When Moses told these words to all the people of Israel, the people mourned greatly. And they rose early in the morning and went up to the heights of the hill country, saying, “Here we are. We will go up to the place that the Lord has promised, for we have sinned.” But Moses said, “Why now are you transgressing the command of the Lord, when that will not succeed? Do not go up, for the Lord is not among you, lest you be struck down before your enemies. For there the Amalekites and the Canaanites are facing you, and you shall fall by the sword. Because you have turned back from following the Lord, the Lord will not be with you.” But they presumed to go up to the heights of the hill country, although neither the ark of the covenant of the Lord nor Moses departed out of the camp. Then the Amalekites and the Canaanites who lived in that hill country came down and defeated them and pursued them, even to Hormah. Numbers 14:39-45, ESV.
Have you ever sought after something that you knew the Lord would not want you to have? I imagine that each one of us would have to confess that we have. Sometimes we justify the pursuit by pretending we don’t know what God would say about it. At other times we forge ahead in full awareness of God’s prohibition, hoping to get away with it because He has been gracious to us in the past. In other instances, we seek the forbidden fruit simply because we believe we deserve it.
It is hard to tell exactly what motivates Israel to enter the Promised Land after God had just struck dead the faithless spies and revealed His wilderness judgment against the faithless people. Their words are strange; “Here we are.

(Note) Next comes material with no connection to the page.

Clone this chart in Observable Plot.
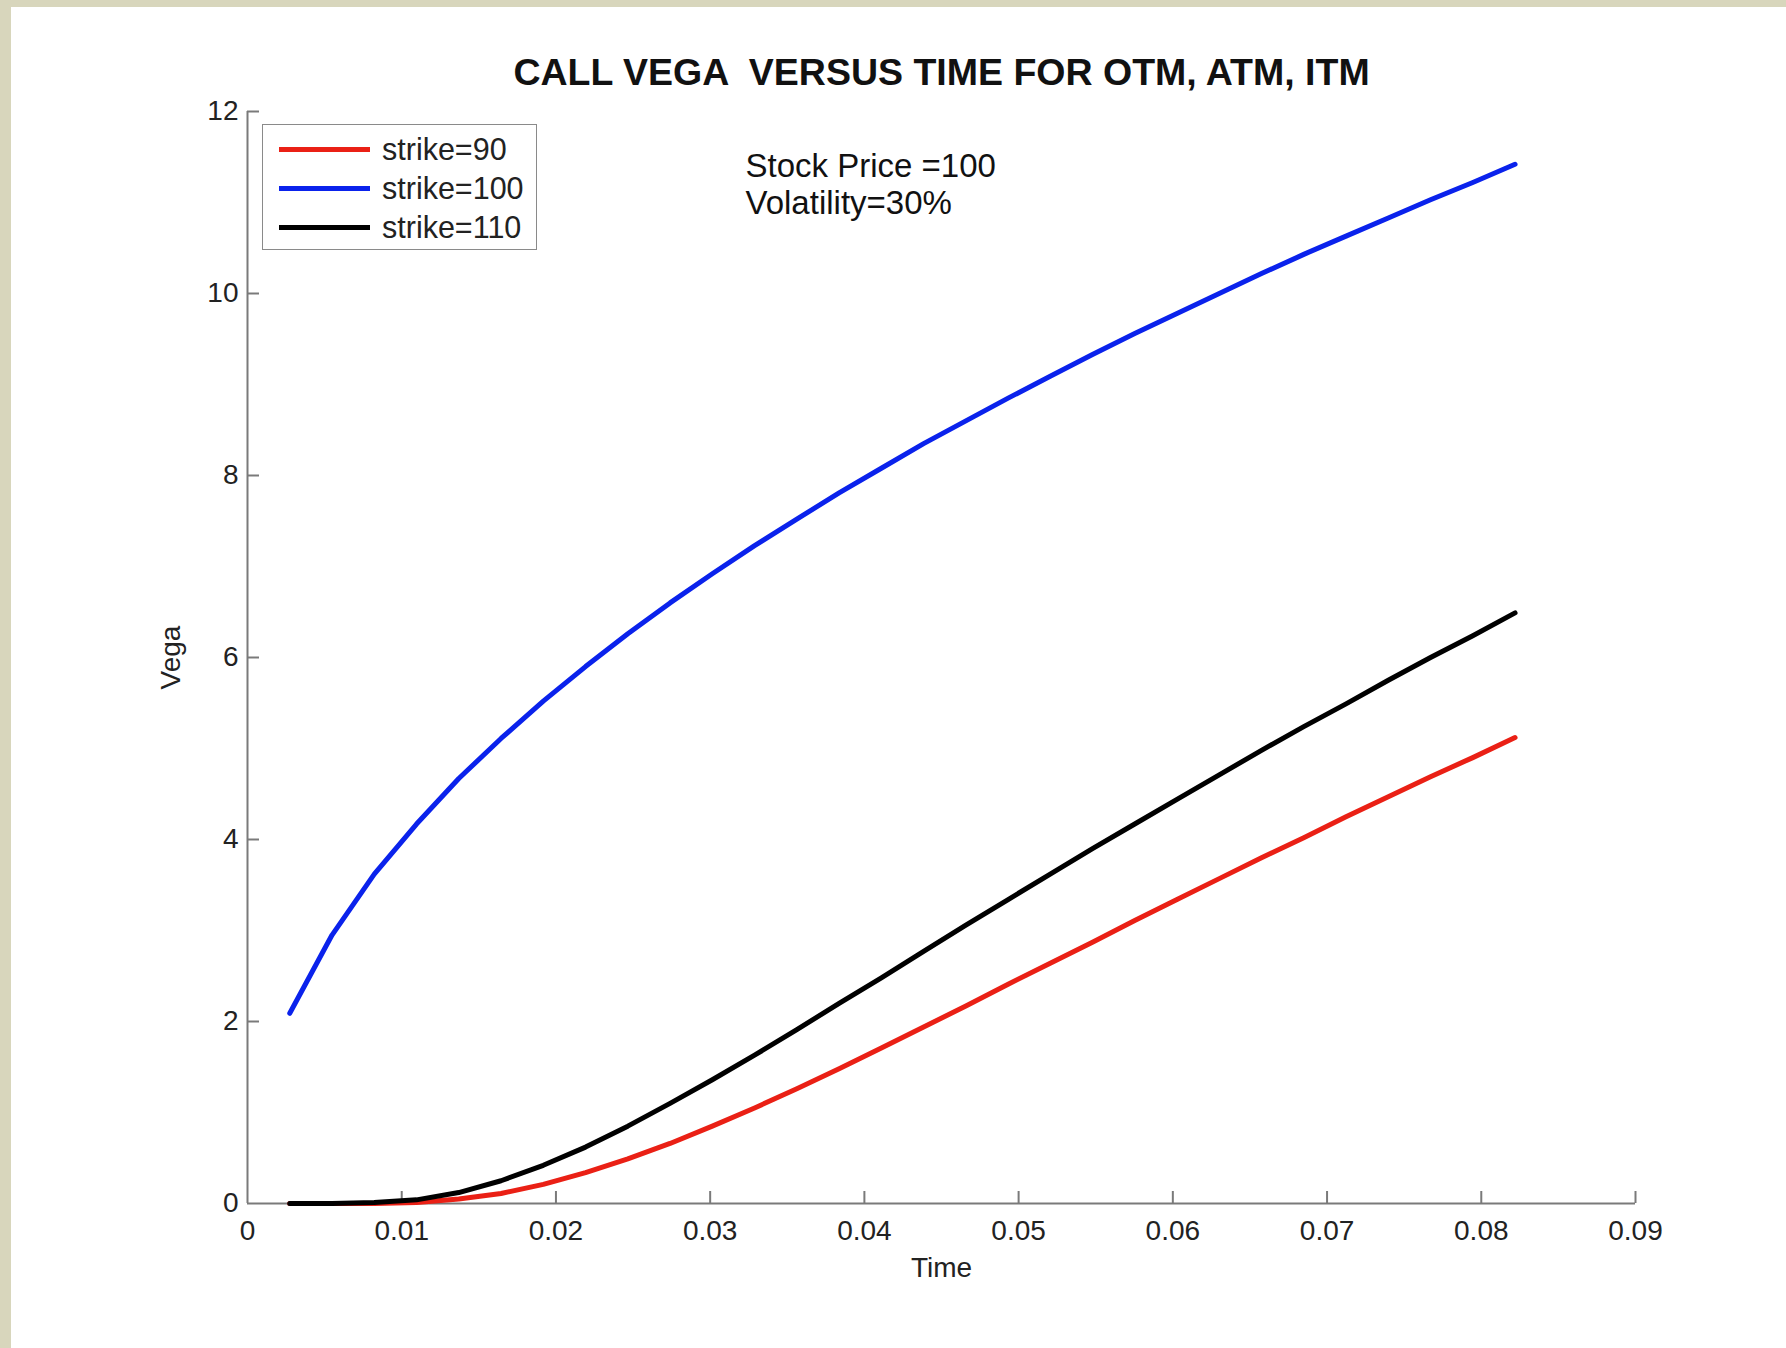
<!DOCTYPE html>
<html>
<head>
<meta charset="utf-8">
<script src="https://cdn.jsdelivr.net/npm/d3@7"></script>
<script src="https://cdn.jsdelivr.net/npm/@observablehq/plot@0.6"></script>
<style>
  html, body { margin: 0; padding: 0; background: #d8d6bc; }
  body { width: 1786px; height: 1348px; position: relative; overflow: hidden;
         font-family: "Liberation Sans", Arial, Helvetica, sans-serif; }
  #panel { position: absolute; left: 11px; top: 7px; width: 1775px; height: 1341px; background: #fff; }
  #panel svg { display: block; }
  #legend { position: absolute; left: 251px; top: 117px; width: 275px; height: 126px;
            border: 1.5px solid #8a8a8a; background: #fff; box-sizing: border-box; }
  .row { position: absolute; left: 0; width: 100%; height: 40px; }
  .sw { position: absolute; left: 16px; top: 17.5px; width: 91px; height: 5px; }
  .lb { position: absolute; left: 119px; top: 0; line-height: 40px; font-size: 30.5px; color: #222; white-space: pre; }
</style>
</head>
<body>
<div id="panel"></div>
<script>
// ---- data ----
const time = [0.00274,0.00548,0.00822,0.01096,0.01370,0.01644,0.01918,0.02192,0.02466,0.02740,
              0.03014,0.03288,0.03562,0.03836,0.04110,0.04384,0.04658,0.04932,0.05205,0.05479,
              0.05753,0.06027,0.06301,0.06575,0.06849,0.07123,0.07397,0.07671,0.07945,0.08219];
const vegaStrike90  = [0.00,0.00,0.00,0.01,0.05,0.11,0.21,0.34,0.49,0.66,
                       0.85,1.05,1.26,1.48,1.71,1.94,2.17,2.41,2.64,2.87,
                       3.11,3.34,3.57,3.80,4.02,4.25,4.47,4.69,4.90,5.12];
const vegaStrike100 = [2.09,2.95,3.62,4.17,4.67,5.11,5.52,5.90,6.26,6.60,
                       6.92,7.23,7.52,7.81,8.08,8.35,8.60,8.85,9.09,9.33,
                       9.56,9.78,10.00,10.22,10.43,10.63,10.83,11.03,11.22,11.42];
const vegaStrike110 = [0.00,0.00,0.01,0.04,0.12,0.25,0.42,0.62,0.85,1.10,
                       1.36,1.63,1.91,2.20,2.48,2.77,3.06,3.34,3.62,3.90,
                       4.17,4.44,4.71,4.98,5.24,5.49,5.75,6.00,6.24,6.49];
const seriesNames  = ["strike=90", "strike=100", "strike=110"];
const seriesColors = ["#ea2015", "#0a22ec", "#000000"];
const xTicks = [0, 0.01, 0.02, 0.03, 0.04, 0.05, 0.06, 0.07, 0.08, 0.09];
const xTickLabels = ["0","0.01","0.02","0.03","0.04","0.05","0.06","0.07","0.08","0.09"];
const yTicks = [0, 2, 4, 6, 8, 10, 12];
const yTickLabels = ["0","2","4","6","8","10","12"];
const titleText = "CALL VEGA  VERSUS TIME FOR OTM, ATM, ITM";
const noteText = "Stock Price =100\nVolatility=30%";
const xLabel = "Time";
const yLabel = "Vega";

// ---- table ----
const seriesValues = [vegaStrike90, vegaStrike100, vegaStrike110];
const rows = [];
seriesNames.forEach((name, s) => {
  time.forEach((t, i) => rows.push({series: name, time: t, vega: seriesValues[s][i]}));
});

// ---- layout ----
const W = 1775, H = 1341;
const mL = 236, mR = 151, mT = 104, mB = 145;
const plotW = W - mL - mR, plotH = H - mT - mB;
const FONT = '"Liberation Sans", Arial, Helvetica, sans-serif';
const axisColor = "#7a7a7a";
const textColor = "#222";
const tickLen = 12;

const chart = Plot.plot({
  width: W, height: H,
  marginLeft: mL, marginRight: mR, marginTop: mT, marginBottom: mB,
  x: {domain: [0, 0.09]},
  y: {domain: [0, 12]},
  color: {domain: seriesNames, range: seriesColors},
  style: {fontFamily: FONT, background: "white", whiteSpace: "pre", overflow: "visible"},
  marks: [
    Plot.ruleY([0], {stroke: axisColor, strokeWidth: 2}),
    Plot.ruleX([0], {stroke: axisColor, strokeWidth: 2}),
    Plot.tickX(xTicks.slice(1), {x: d => d, stroke: axisColor, strokeWidth: 2, insetTop: plotH - tickLen}),
    Plot.tickY(yTicks.slice(1), {y: d => d, stroke: axisColor, strokeWidth: 2, insetRight: plotW - tickLen}),
    Plot.axisX(xTicks, {tickSize: 0, tickPadding: 17, fontSize: 28, fill: textColor,
                        tickFormat: (d, i) => xTickLabels[i], label: null}),
    Plot.axisY(yTicks, {tickSize: 0, tickPadding: 9, fontSize: 28, fill: textColor,
                        tickFormat: (d, i) => yTickLabels[i], label: null}),
    Plot.line(rows, {x: "time", y: "vega", z: "series", stroke: "series", strokeWidth: 5}),
    Plot.text([titleText], {frameAnchor: "top", dy: -53, fontSize: 37.5, fontWeight: "bold", fill: "#111"}),
    Plot.text([noteText], {frameAnchor: "top-left", dx: 498, dy: 40, lineAnchor: "top",
                           textAnchor: "start", fontSize: 33, lineHeight: 1.1, fill: "#111"}),
    Plot.text([xLabel], {frameAnchor: "bottom", dy: 73, fontSize: 28, fill: textColor}),
    Plot.text([yLabel], {frameAnchor: "left", dx: -76, rotate: -90, textAnchor: "middle", fontSize: 28, fill: textColor})
  ]
});
const panel = document.getElementById("panel");
panel.appendChild(chart);

// ---- legend ----
const legend = document.createElement("div");
legend.id = "legend";
seriesNames.forEach((name, i) => {
  const row = document.createElement("div");
  row.className = "row";
  row.style.top = (4 + 39 * i) + "px";
  const sw = document.createElement("span");
  sw.className = "sw";
  sw.style.background = seriesColors[i];
  const lb = document.createElement("span");
  lb.className = "lb";
  lb.textContent = name;
  row.appendChild(sw); row.appendChild(lb);
  legend.appendChild(row);
});
panel.appendChild(legend);
</script>
</body>
</html>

We will go up to the place that the Lord has promised, for we have sinned.” Knowing their sin, they choose to sin again? When the door was open to the land, they refused to enter because they feared giants. Now that the door is closed, they are determined to enter. Their hearts are filled with rebellion.
Moses condemns their folly and calls for them to reconsider, but to no avail. They enter the land. They enter alone—God is not with them. They meet the very end they feared in the first place. They experience defeat in battle and are chased back out of the land. For all their efforts, now they will begin the forty-year journey as a defeated people. Twice they choose to follow the path outside of God’s will—a path that leads them from sorrow to sorrow.
Friends, my prayer for you today is that you will not follow the path trod by the people of Israel in this passage. May you instead seek the will of God, find it, follow it, and be blessed.